Records to use.
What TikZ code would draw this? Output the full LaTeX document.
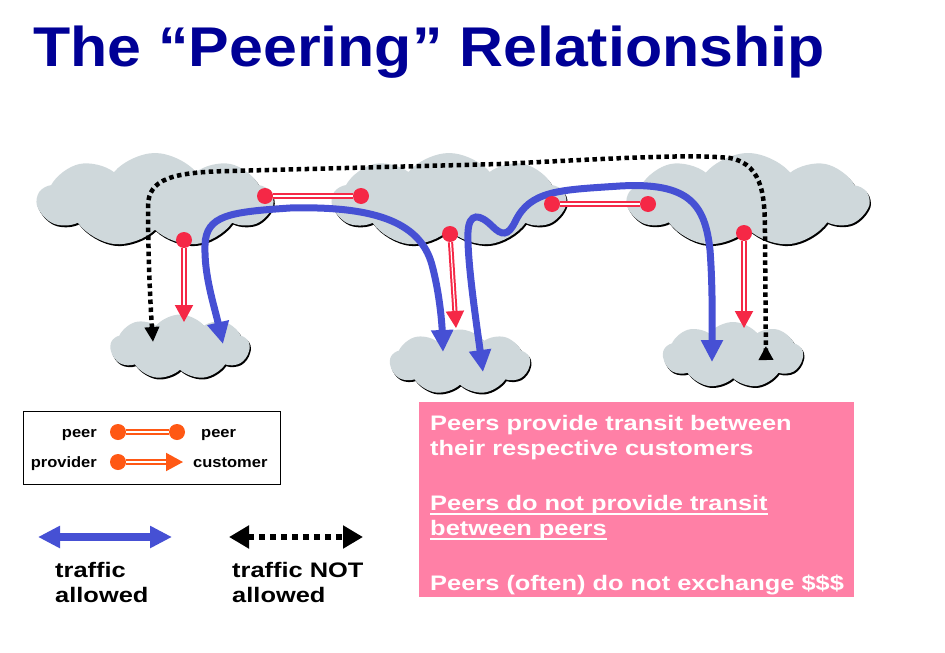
\documentclass[tikz,border=0pt]{standalone}
\usepackage{fontspec}
\setmainfont{Liberation Sans}
\usetikzlibrary{shapes.symbols,shadows,arrows.meta,positioning}
\definecolor{cloudgray}{RGB}{207,216,219}
\definecolor{peerred}{RGB}{245,40,70}
\definecolor{legorange}{RGB}{255,88,20}
\definecolor{trafblue}{RGB}{70,80,212}
\definecolor{titleblue}{RGB}{0,0,150}
\definecolor{notepink}{RGB}{255,128,166}
\newcommand{\thickul}[1]{\setbox0\hbox{#1}\rlap{\rule[-4.5pt]{\wd0}{1.6pt}}#1}
\tikzset{
    CL/.style ={cloud, cloud puffs=9, cloud puff arc=100, cloud ignores aspect, fill=cloudgray, inner sep=0pt,
        drop shadow={shadow xshift=1.2pt, shadow yshift=-1.8pt, fill=black, opacity=1}},
    DT/.style ={circle, fill=peerred, minimum size=16pt, inner sep=0pt},
    PL/.style ={draw=peerred, double=white, double distance=1.2pt, line width=2pt},
    PC/.style ={PL, -{Triangle[length=17pt,width=18pt]}},
    BL/.style ={draw=trafblue, line width=7pt,
        {Triangle[length=22pt,width=21pt]}-{Triangle[length=22pt,width=21pt]}},
    BK/.style ={draw=black, line width=4.5pt, dash pattern=on 4.5pt off 3.5pt},
    TX/.style ={font=\fontsize{21}{25}\selectfont\bfseries, inner sep=0pt, align=left, xscale=1.21},
    LG/.style ={font=\fontsize{15}{18}\selectfont\bfseries, inner sep=0pt, xscale=1.1}}

\begin{document}
\begin{tikzpicture}[x=1pt,y=-1pt]
    \useasboundingbox (0,0) rectangle (945,653);
    \node[anchor=base west, inner sep=0pt, text=titleblue, xscale=1.087, font=\fontsize{56}{60}\selectfont\bfseries] (title) at (33,66) {The “Peering” Relationship};
    % clouds
    \node[CL, minimum width=235pt, minimum height=94pt] (ca) at (155,200) {};
    \node[CL, minimum width=233pt, minimum height=94pt] (cb) at (449,200) {};
    \node[CL, minimum width=241pt, minimum height=94pt] (cc) at (748,200) {};
    \node[CL, minimum width=139pt, minimum height=65pt] (cd) at (180,347) {};
    \node[CL, minimum width=140pt, minimum height=65pt] (ce) at (460,362) {};
    \node[CL, minimum width=140pt, minimum height=66pt] (cf) at (733,355) {};
    % traffic not allowed
    \coordinate (kd) at (153,342);
    \coordinate (kf) at (766,360);
    \draw[BK, {Triangle[length=15pt,width=14pt]}-{Triangle[reversed,length=14pt,width=14pt]}] (kd) .. controls (150,300) and (148,250) .. (148,205)
        .. controls (149,180) and (170,172) .. (230,171) -- (500,164)
        .. controls (620,158) and (690,154) .. (730,158)
        .. controls (765,165) and (765,200) .. (765,240) -- (kf);
    % traffic allowed
    \coordinate (bd) at (223,344);
    \coordinate (be1) at (443,352);
    \coordinate (be2) at (483,372);
    \coordinate (bf) at (712,362);
    \draw[BL] (bd) .. controls (214,305) and (204,275) .. (205,245)
        .. controls (206,215) and (230,212) .. (290,208)
        .. controls (370,206) and (420,220) .. (432,265)
        .. controls (440,295) and (442,325) .. (be1);
    \draw[BL] (be2) .. controls (476,320) and (467,260) .. (468,232)
        .. controls (469,212) and (480,214) .. (492,226)
        .. controls (502,236) and (508,236) .. (515,222)
        .. controls (530,190) and (560,190) .. (620,186)
        .. controls (690,182) and (705,205) .. (710,250)
        .. controls (713,290) and (712,330) .. (bf);
    % peers and customers
    \node[DT] (pa) at (265,196) {};
    \node[DT] (pb) at (361,196) {};
    \node[DT] (qb) at (552,204) {};
    \node[DT] (qc) at (648,204) {};
    \node[DT] (ua) at (184,240) {};
    \node[DT] (ub) at (450,234) {};
    \node[DT] (uc) at (744,233) {};
    \coordinate (ud) at (184,322);
    \coordinate (ue) at (456,328);
    \coordinate (uf) at (744,328);
    \draw[PL] (pa) -- (pb);
    \draw[PL] (qb) -- (qc);
    \draw[PC] (ua) -- (ud);
    \draw[PC] (ub) -- (ue);
    \draw[PC] (uc) -- (uf);
    % legend
    \node[draw, line width=0.8pt, fill=white, minimum width=257pt, minimum height=73pt, anchor=north west] (lg) at (23,411) {};
    \node[LG, anchor=base east] (l1) at (97,437) {peer};
    \node[LG, anchor=base east] (l2) at (97,467) {provider};
    \node[DT, fill=legorange] (o1) at (118,432) {};
    \node[DT, fill=legorange] (o2) at (177,432) {};
    \node[DT, fill=legorange] (o3) at (118,462) {};
    \coordinate (o4) at (183,462);
    \node[LG, anchor=base west] (r1) at (201,437) {peer};
    \node[LG, anchor=base west] (r2) at (193,467) {customer};
    \draw[PL, draw=legorange] (o1) -- (o2);
    \draw[PC, draw=legorange] (o3) -- (o4);
    \coordinate (a1) at (38,537);
    \coordinate (a2) at (172,537);
    \coordinate (n1) at (229,537);
    \coordinate (n2) at (363,537);
    \draw[BL, line width=8pt] (a1) -- (a2);
    \draw[BK, line width=6pt, dash pattern=on 6pt off 5pt,
        {Triangle[length=20pt,width=22pt]}-{Triangle[length=20pt,width=22pt]}] (n1) -- (n2);
    \node[TX, anchor=north west] (ta) at (55,562) {traffic\\allowed};
    \node[TX, anchor=north west] (tn) at (232,562) {traffic NOT\\allowed};
    % notes
    \node[fill=notepink, minimum width=435pt, minimum height=195pt, anchor=north west] (nb) at (419,402) {};
    \node[TX, text=white, anchor=north west] (nt) at (430,415) {Peers provide transit between\\their respective customers\\[30pt]\thickul{Peers do not provide transit}\\\thickul{between peers}\\[30pt]Peers (often) do not exchange \$\$\$};
\end{tikzpicture}
\end{document}
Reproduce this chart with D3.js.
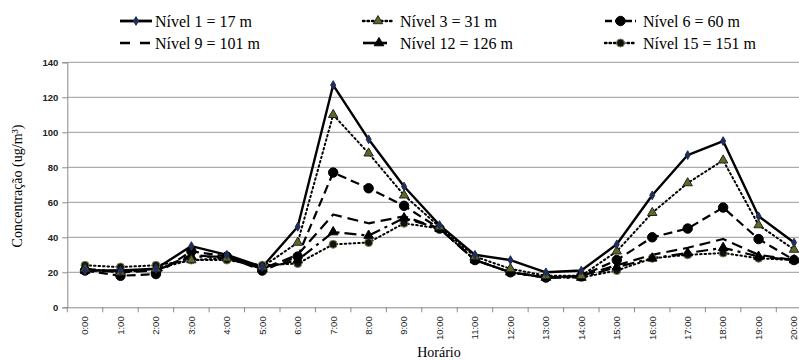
<!DOCTYPE html>
<html><head><meta charset="utf-8">
<script src="https://cdn.jsdelivr.net/npm/d3@7"></script>
<style>html,body{margin:0;padding:0;background:#fff;overflow:hidden}</style>
</head><body>
<svg id="c" width="799" height="360"></svg>
<script>
const hours = ["0:00","1:00","2:00","3:00","4:00","5:00","6:00","7:00","8:00","9:00","10:00","11:00","12:00","13:00","14:00","15:00","16:00","17:00","18:00","19:00","20:00"];
const yTicks = [0,20,40,60,80,100,120,140];
const seriesNames = ["Nível 1 = 17 m","Nível 3 = 31 m","Nível 6 = 60 m","Nível 9 = 101 m","Nível 12 = 126 m","Nível 15 = 151 m"];
const nivel1  = [21,21,22,35,30,23,46,127,96,69,47,30,27,20,21,36,64,87,95,52,37];
const nivel3  = [22,20,22,27,28,23,37,110,88,64,46,29,22,18,18,32,54,71,84,47,33];
const nivel6  = [21,18,19,32,29,21,29,77,68,58,45,27,20,17,18,27,40,45,57,39,27];
const nivel9  = [22,20,21,30,28,22,30,53,48,52,45,27,20,17,18,24,30,34,39,30,27];
const nivel12 = [21,21,21,29,29,22,27,43,41,51,45,27,20,17,17,23,28,31,34,29,27];
const nivel15 = [24,23,24,27,27,24,25,36,37,48,45,27,20,17,17,21,28,30,31,28,27];
const seriesValues = [nivel1,nivel3,nivel6,nivel9,nivel12,nivel15];

const styles = [
  {dash:null, w:2.4, marker:"diamond", fill:"#1f2f5a", stroke:"#1f2f5a", size:22},
  {dash:"1.5,3", w:2, marker:"triangle", fill:"#5d6b22", stroke:"#222", size:38, cap:"round"},
  {dash:"9,5", w:2.2, marker:"circle", fill:"#000", stroke:"#000", size:70},
  {dash:"11,6", w:2.2, marker:null},
  {dash:"12,5,3,5", w:2.2, marker:"triangle", fill:"#000", stroke:"#000", size:40},
  {dash:"1.5,3", w:2, marker:"circle", fill:"#111", stroke:"#7a8050", size:50, cap:"round"}
];

const svg = d3.select("#c");
const plotLeft = 67.3, plotTop = 62.3, plotBottom = 307.3;
const x = d3.scaleBand().domain(hours).range([plotLeft, plotLeft + 21*35.45]);
const y = d3.scaleLinear().domain([0,140]).range([plotBottom, plotTop]);

// gridlines
svg.append("g").selectAll("line").data(yTicks.filter(d=>d>0)).join("line")
  .attr("x1", plotLeft).attr("x2", 830).attr("y1", d=>y(d)).attr("y2", d=>y(d))
  .attr("stroke", "#9a9a9a").attr("stroke-width", 1);

// y axis
const ya = svg.append("g").attr("transform", `translate(${plotLeft},0)`)
  .call(d3.axisLeft(y).tickValues(yTicks).tickSize(5).tickPadding(4));
ya.select(".domain").attr("stroke", "#8a8a8a");
ya.selectAll(".tick line").attr("stroke", "#8a8a8a");
ya.selectAll(".tick text").attr("font-family","Liberation Sans, Arial, sans-serif").attr("font-size", 9.5).attr("font-weight","bold").attr("fill","#222");

// x axis
const xa = svg.append("g").attr("transform", `translate(0,${plotBottom})`)
  .call(d3.axisBottom(x).tickSize(0).tickPadding(0));
xa.select(".domain").attr("stroke", "#8a8a8a");
xa.selectAll(".tick text")
  .attr("font-family","Liberation Sans, Arial, sans-serif").attr("font-size", 9.5).attr("fill","#222")
  .attr("transform","rotate(-90)").attr("text-anchor","end").attr("dy","0.35em").attr("x",-9).attr("y",0);
// boundary ticks
svg.append("g").selectAll("line").data(d3.range(22)).join("line")
  .attr("x1", i=>plotLeft + i*x.step()).attr("x2", i=>plotLeft + i*x.step())
  .attr("y1", plotBottom).attr("y2", plotBottom+5).attr("stroke","#8a8a8a");

// lines
const line = d3.line().x((d,i)=>x(hours[i]) + x.bandwidth()/2).y(d=>y(d));
const drawOrder = [5,4,3,2,1,0];
drawOrder.forEach(si=>{
  const st = styles[si];
  svg.append("path").datum(seriesValues[si]).attr("d", line)
    .attr("fill","none").attr("stroke","#000").attr("stroke-width", st.w)
    .attr("stroke-dasharray", st.dash).attr("stroke-linecap", st.cap||"butt").attr("stroke-linejoin","round");
});
const symType = {diamond:d3.symbolDiamond, triangle:d3.symbolTriangle, circle:d3.symbolCircle};
drawOrder.forEach(si=>{
  const st = styles[si];
  if(!st.marker) return;
  svg.append("g").selectAll("path").data(seriesValues[si]).join("path")
    .attr("transform",(d,i)=>`translate(${x(hours[i]) + x.bandwidth()/2},${y(d)})`)
    .attr("d", d3.symbol(symType[st.marker], st.size))
    .attr("fill", st.fill).attr("stroke", st.stroke).attr("stroke-width", 1);
});

// legend
const legPos = [[120,21],[363,21],[605,21],[120,43],[363,43],[605,43]];
const legLen = [32,30,31,32,24,31];
const lg = svg.append("g");
seriesNames.forEach((name,i)=>{
  const [lx,ly] = legPos[i], st = styles[i];
  lg.append("line").attr("x1",lx).attr("x2",lx+legLen[i]).attr("y1",ly).attr("y2",ly)
    .attr("stroke","#000").attr("stroke-width",st.w+0.4).attr("stroke-dasharray", i===3?"10,10":(i===2?"7,3":(i===4?null:st.dash)))
    .attr("stroke-linecap", st.cap||"butt");
  if(st.marker){
    lg.append("path").attr("transform",`translate(${lx+legLen[i]/2 + (i===4?4:0)},${ly})`)
      .attr("d", d3.symbol(symType[st.marker], st.size)).attr("fill", st.fill).attr("stroke", st.stroke);
  }
  const tx = [155,400,643][i%3];
  lg.append("text").attr("x",tx).attr("y",ly+5.5).text(name)
    .attr("font-family","'Liberation Serif', 'Times New Roman', serif").attr("font-size",16).attr("fill","#000");
});

// axis titles
svg.append("text").attr("transform","translate(22,186) rotate(-90)").attr("text-anchor","middle")
  .attr("font-family","'Liberation Serif', 'Times New Roman', serif").attr("font-size",14).text("Concentração (ug/m³)");
svg.append("text").attr("x",439).attr("y",357).attr("text-anchor","middle")
  .attr("font-family","'Liberation Serif', 'Times New Roman', serif").attr("font-size",14).text("Horário");
</script>
</body></html>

Request. Omit all pictures and repeat exactly the lines from the one containing "Reproduce this chart with D3.js." through the one containing "seriesValues = [nivel1,nivel3,nivel6,nivel9,nivel12,nivel15];", ends included, with nothing added.

The response.
Reproduce this chart with D3.js.
<!DOCTYPE html>
<html><head><meta charset="utf-8">
<script src="https://cdn.jsdelivr.net/npm/d3@7"></script>
<style>html,body{margin:0;padding:0;background:#fff;overflow:hidden}</style>
</head><body>
<svg id="c" width="799" height="360"></svg>
<script>
const hours = ["0:00","1:00","2:00","3:00","4:00","5:00","6:00","7:00","8:00","9:00","10:00","11:00","12:00","13:00","14:00","15:00","16:00","17:00","18:00","19:00","20:00"];
const yTicks = [0,20,40,60,80,100,120,140];
const seriesNames = ["Nível 1 = 17 m","Nível 3 = 31 m","Nível 6 = 60 m","Nível 9 = 101 m","Nível 12 = 126 m","Nível 15 = 151 m"];
const nivel1  = [21,21,22,35,30,23,46,127,96,69,47,30,27,20,21,36,64,87,95,52,37];
const nivel3  = [22,20,22,27,28,23,37,110,88,64,46,29,22,18,18,32,54,71,84,47,33];
const nivel6  = [21,18,19,32,29,21,29,77,68,58,45,27,20,17,18,27,40,45,57,39,27];
const nivel9  = [22,20,21,30,28,22,30,53,48,52,45,27,20,17,18,24,30,34,39,30,27];
const nivel12 = [21,21,21,29,29,22,27,43,41,51,45,27,20,17,17,23,28,31,34,29,27];
const nivel15 = [24,23,24,27,27,24,25,36,37,48,45,27,20,17,17,21,28,30,31,28,27];
const seriesValues = [nivel1,nivel3,nivel6,nivel9,nivel12,nivel15];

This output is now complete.